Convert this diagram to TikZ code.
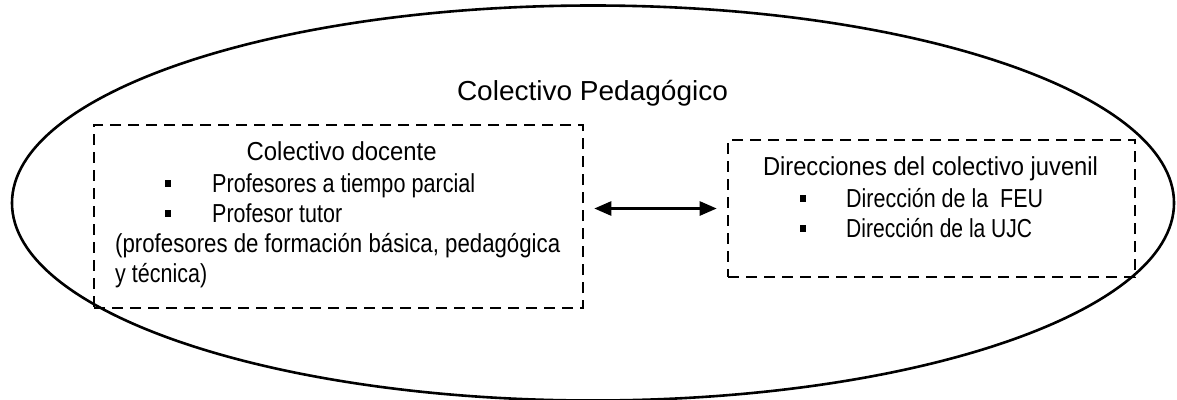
\documentclass[tikz,border=0pt]{standalone}
\usepackage{fontspec}
\setmainfont{Liberation Sans}
\usepackage{graphicx}
\usetikzlibrary{shapes.geometric,arrows.meta}
\newcommand\fw[2]{\resizebox{#1}{\height}{#2}}
\newcommand\blt{\raisebox{5pt}{\rule{6pt}{7pt}}}
\begin{document}
\begin{tikzpicture}[x=1pt,y=-1pt,
  txt/.style={inner sep=0pt,anchor=base west,font=\fontsize{26}{30}\selectfont},
  txtc/.style={inner sep=0pt,anchor=base,font=\fontsize{26}{30}\selectfont},
  dbox/.style={draw,line width=2.6pt,dash pattern=on 11pt off 7pt,inner sep=0pt},
  arr/.style={line width=2.6pt,{Triangle[length=17pt,width=14pt]}-{Triangle[length=17pt,width=14pt]}}]
\useasboundingbox (0,0) rectangle (1177,399);
\node[ellipse,draw,line width=2.6pt,inner sep=0pt,minimum width=1162pt,minimum height=395pt] (ell) at (593,203) {};
\node[inner sep=0pt,anchor=base,font=\fontsize{27.5}{32}\selectfont] (title) at (592.5,100) {\fw{271pt}{Colectivo Pedagógico}};
\node[dbox,minimum width=489pt,minimum height=183pt] (docente) at (338.5,216.5) {};
\node[dbox,minimum width=407pt,minimum height=137pt] (juvenil) at (931.5,208.5) {};
% left box texts
\node[txtc] (d0) at (341.7,160) {\fw{190pt}{Colectivo docente}};
\node[txt] (b1) at (165,192) {\blt};
\node[txt] (d1) at (212,192) {\fw{263pt}{Profesores a tiempo parcial}};
\node[txt] (b2) at (165,222) {\blt};
\node[txt] (d2) at (212,222) {\fw{130pt}{Profesor tutor}};
\node[txt] (d3) at (115,252) {\fw{445pt}{(profesores de formación básica, pedagógica}};
\node[txt] (d4) at (115,282) {\fw{92pt}{y técnica)}};
% right box texts
\node[txtc] (j0) at (930.5,175) {\fw{335pt}{Direcciones del colectivo juvenil}};
\node[txt] (c1) at (799.5,207) {\blt};
\node[txt] (j1) at (846,207) {\fw{197pt}{Dirección de la\ \ FEU}};
\node[txt] (c2) at (799.5,237) {\blt};
\node[txt] (j2) at (846,237) {\fw{186pt}{Dirección de la UJC}};
% arrow
\draw[arr,shorten <=10pt,shorten >=10pt] (juvenil.west -| docente.east) -- (juvenil.west);
\end{tikzpicture}
\end{document}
========================
* EXERCISE PROMPT: Repeat the data exactly, dropping every picture it holds.

* OUTPUT FOR THIS EXERCISE:
Convert this diagram to TikZ code.
\documentclass[tikz,border=0pt]{standalone}
\usepackage{fontspec}
\setmainfont{Liberation Sans}
\usepackage{graphicx}
\usetikzlibrary{shapes.geometric,arrows.meta}
\newcommand\fw[2]{\resizebox{#1}{\height}{#2}}
\newcommand\blt{\raisebox{5pt}{\rule{6pt}{7pt}}}
\begin{document}
\begin{tikzpicture}[x=1pt,y=-1pt,
  txt/.style={inner sep=0pt,anchor=base west,font=\fontsize{26}{30}\selectfont},
  txtc/.style={inner sep=0pt,anchor=base,font=\fontsize{26}{30}\selectfont},
  dbox/.style={draw,line width=2.6pt,dash pattern=on 11pt off 7pt,inner sep=0pt},
  arr/.style={line width=2.6pt,{Triangle[length=17pt,width=14pt]}-{Triangle[length=17pt,width=14pt]}}]
\useasboundingbox (0,0) rectangle (1177,399);
\node[ellipse,draw,line width=2.6pt,inner sep=0pt,minimum width=1162pt,minimum height=395pt] (ell) at (593,203) {};
\node[inner sep=0pt,anchor=base,font=\fontsize{27.5}{32}\selectfont] (title) at (592.5,100) {\fw{271pt}{Colectivo Pedagógico}};
\node[dbox,minimum width=489pt,minimum height=183pt] (docente) at (338.5,216.5) {};
\node[dbox,minimum width=407pt,minimum height=137pt] (juvenil) at (931.5,208.5) {};
% left box texts
\node[txtc] (d0) at (341.7,160) {\fw{190pt}{Colectivo docente}};
\node[txt] (b1) at (165,192) {\blt};
\node[txt] (d1) at (212,192) {\fw{263pt}{Profesores a tiempo parcial}};
\node[txt] (b2) at (165,222) {\blt};
\node[txt] (d2) at (212,222) {\fw{130pt}{Profesor tutor}};
\node[txt] (d3) at (115,252) {\fw{445pt}{(profesores de formación básica, pedagógica}};
\node[txt] (d4) at (115,282) {\fw{92pt}{y técnica)}};
% right box texts
\node[txtc] (j0) at (930.5,175) {\fw{335pt}{Direcciones del colectivo juvenil}};
\node[txt] (c1) at (799.5,207) {\blt};
\node[txt] (j1) at (846,207) {\fw{197pt}{Dirección de la\ \ FEU}};
\node[txt] (c2) at (799.5,237) {\blt};
\node[txt] (j2) at (846,237) {\fw{186pt}{Dirección de la UJC}};
% arrow
\draw[arr,shorten <=10pt,shorten >=10pt] (juvenil.west -| docente.east) -- (juvenil.west);
\end{tikzpicture}
\end{document}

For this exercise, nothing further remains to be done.